The unity of the Security Council is in stark contrast to the disunity of the Iraqi opposition, which has quarreled over procedural details of a proposed Nov. 22 conference in Brussels. These are the guys the Bush wants to lead Iraq post-Saddam? I hope Gen. Tommy Franks has his viceroy outfit all picked out, and that it’s durable, since he’s going to be wearing it for a long time.
After the resolution passed, President Bush spoke from the White House rose garden, saying that Saddam Hussein “will face the severest consequences” if he does not prove his compliance with the UNSC and any interference will be seen as serious and
“The resolution presents the iraqi regime with a test — a final test,” said Bush. “Iraq must now without delay or without negotiations fully disarm. … The regime must allow immediate and unrestricted access to every site, every document and every person identified by inspectors. The old game of cheat and retreat — tolerated at other times — will no longer be tolerated.
“If Iraq fails to fully comply, the United States and the other nations will disarm Saddam Hussein,” he added.

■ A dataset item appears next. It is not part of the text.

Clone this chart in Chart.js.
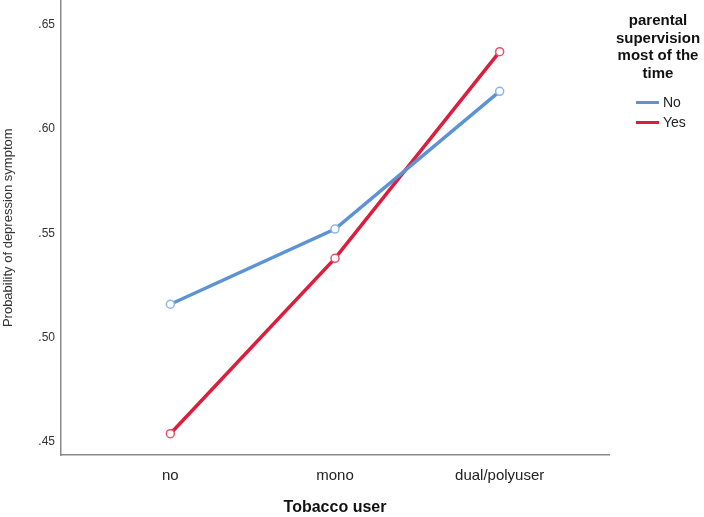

Iraq must indicate by Nov. 15 that it accepts the resolution. By Dec. 8, it must hand over a list of any programs to Hans Blix, the chief weapons inspector. Dec. 23 will see the arrival of inspectors on Iraqi soil, and the inspectors must report back to the United Nations what they’ve found by Feb. 21. It’s important to note that the United States views March as the latest that it could comfortably wage war in the Iraqi desert. Expect a continued build-up of military forces in the Gulf and the Saudis eventually to roll over and allow the use of their air bases now that the U.N. voted unanimously for the resolution. Kuwait and the Kurds are no doubt rejoicing over the strength of the resolution, too.
Bush, in the rose garden, gave no doubt what he thinks will happen: “The outcome of the current crisis is already determined. The full disarmament of Iraq … will occur.” The choice of how, he said, lies with Saddam.